The United Arab Emirates has lifted a 21-month long visa ban on Nigerians.
It comes after a series of false starts after President Bola Ahmed Tinubu took office in May 2023 and began meeting with authorities, including Emirati president Mohamed bin Zayed Al Nahyan, to resolve the impasse.
Originally breaking the news on Monday, Nigeria’s Information Minister Mohammed Idris said the UAE’s decision came after “mutually beneficial negotiations” between both governments.
He referred to “updated controls and conditions” that prospective Nigerian visitors to the UAE must abide by.
The ban was imposed in October 2022.
Aviation Minister, Festus Keyamo, confirmed the development in a Monday tweet:
“Following the announcement of the resumption of issuance of UAE visas to Nigerians and the resumption of direct flights between both countries, earlier this evening I held a private meeting with the UAE ambassador to Nigeria, Salem Saeed Al-Shamsi to fine-tune some modalities for the resumption of these activities in view of the newly-established rapprochement.”

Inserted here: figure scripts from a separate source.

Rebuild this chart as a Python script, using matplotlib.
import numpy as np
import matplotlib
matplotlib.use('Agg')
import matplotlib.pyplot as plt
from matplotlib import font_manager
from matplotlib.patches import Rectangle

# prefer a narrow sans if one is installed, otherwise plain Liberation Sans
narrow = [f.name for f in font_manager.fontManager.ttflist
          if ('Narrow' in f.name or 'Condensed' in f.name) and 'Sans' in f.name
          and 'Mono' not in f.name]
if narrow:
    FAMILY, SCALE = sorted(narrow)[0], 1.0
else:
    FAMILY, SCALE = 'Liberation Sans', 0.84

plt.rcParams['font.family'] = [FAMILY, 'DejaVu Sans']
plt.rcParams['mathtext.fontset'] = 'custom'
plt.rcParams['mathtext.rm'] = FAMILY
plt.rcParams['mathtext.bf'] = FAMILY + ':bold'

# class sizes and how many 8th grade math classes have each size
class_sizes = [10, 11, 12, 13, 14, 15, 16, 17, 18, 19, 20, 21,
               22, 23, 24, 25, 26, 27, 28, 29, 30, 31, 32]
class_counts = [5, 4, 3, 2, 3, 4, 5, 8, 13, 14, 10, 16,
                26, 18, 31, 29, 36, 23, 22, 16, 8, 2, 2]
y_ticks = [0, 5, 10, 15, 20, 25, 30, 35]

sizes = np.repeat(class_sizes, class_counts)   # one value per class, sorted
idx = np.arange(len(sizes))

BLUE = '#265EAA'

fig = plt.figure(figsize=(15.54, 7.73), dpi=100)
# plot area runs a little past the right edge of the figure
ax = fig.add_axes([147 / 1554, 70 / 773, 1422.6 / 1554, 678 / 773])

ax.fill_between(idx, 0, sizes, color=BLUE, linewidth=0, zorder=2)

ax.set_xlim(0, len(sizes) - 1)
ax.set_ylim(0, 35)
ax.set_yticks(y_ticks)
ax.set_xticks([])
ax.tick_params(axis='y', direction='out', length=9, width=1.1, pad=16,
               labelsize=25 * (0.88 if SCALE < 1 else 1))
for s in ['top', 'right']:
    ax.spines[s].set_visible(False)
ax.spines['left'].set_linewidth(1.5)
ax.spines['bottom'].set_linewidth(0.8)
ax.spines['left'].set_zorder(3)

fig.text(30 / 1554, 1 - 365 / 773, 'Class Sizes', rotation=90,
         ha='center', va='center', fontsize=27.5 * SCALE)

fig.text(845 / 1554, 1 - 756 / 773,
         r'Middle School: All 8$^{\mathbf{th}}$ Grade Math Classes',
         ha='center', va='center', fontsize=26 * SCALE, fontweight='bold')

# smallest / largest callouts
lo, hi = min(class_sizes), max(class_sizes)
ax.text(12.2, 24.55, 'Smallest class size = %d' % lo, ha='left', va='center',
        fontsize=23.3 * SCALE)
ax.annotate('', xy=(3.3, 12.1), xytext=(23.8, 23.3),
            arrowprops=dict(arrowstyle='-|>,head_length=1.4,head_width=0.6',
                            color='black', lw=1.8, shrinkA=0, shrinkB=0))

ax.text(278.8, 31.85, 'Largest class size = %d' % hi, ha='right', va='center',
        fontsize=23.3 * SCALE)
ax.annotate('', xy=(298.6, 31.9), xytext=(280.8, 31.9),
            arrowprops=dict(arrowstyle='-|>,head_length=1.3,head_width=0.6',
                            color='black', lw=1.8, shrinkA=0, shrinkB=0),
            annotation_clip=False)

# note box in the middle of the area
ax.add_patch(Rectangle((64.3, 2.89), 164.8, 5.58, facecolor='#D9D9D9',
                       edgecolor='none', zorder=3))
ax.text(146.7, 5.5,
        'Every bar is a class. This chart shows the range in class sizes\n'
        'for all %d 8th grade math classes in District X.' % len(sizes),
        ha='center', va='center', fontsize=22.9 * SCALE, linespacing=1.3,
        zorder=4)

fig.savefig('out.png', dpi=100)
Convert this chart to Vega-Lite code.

Part of the conditions for unbanning travel from West Africa’s largest population includes the introducing of new rules requiring digital verification for Nigerian passport holders seeking its visas.
Now travellers will be required to submit documents proving their identity and showing travel history, among other things, in order to generate a verification number that would then be used to apply for a visa, according to a website of the Emirati government.
It, however, granted exemptions for applicants 13 years or younger.
The UAE slammed the ban due to a number of factors, including allegations of improper conduct and attempts to circumvent visa rules.
The row escalated when the Nigerian government cut back Emirates Airlines’s flights to Nigeria from 21 times a week to just once, as reprisal for UAE’s refusal to allow Nigerian airliner Air Peace fly thrice a week to Dubai, approving only one weekly flight.
Emirates suspended its flight operations to Nigeria late 2022, blaming an inability to repatriate millions of dollar earnings out of Nigeria.
The lifting of the ban this week was preceded by Emirates’s announcement in May that it would resume daily flights between Lagos and Dubai later this year in October.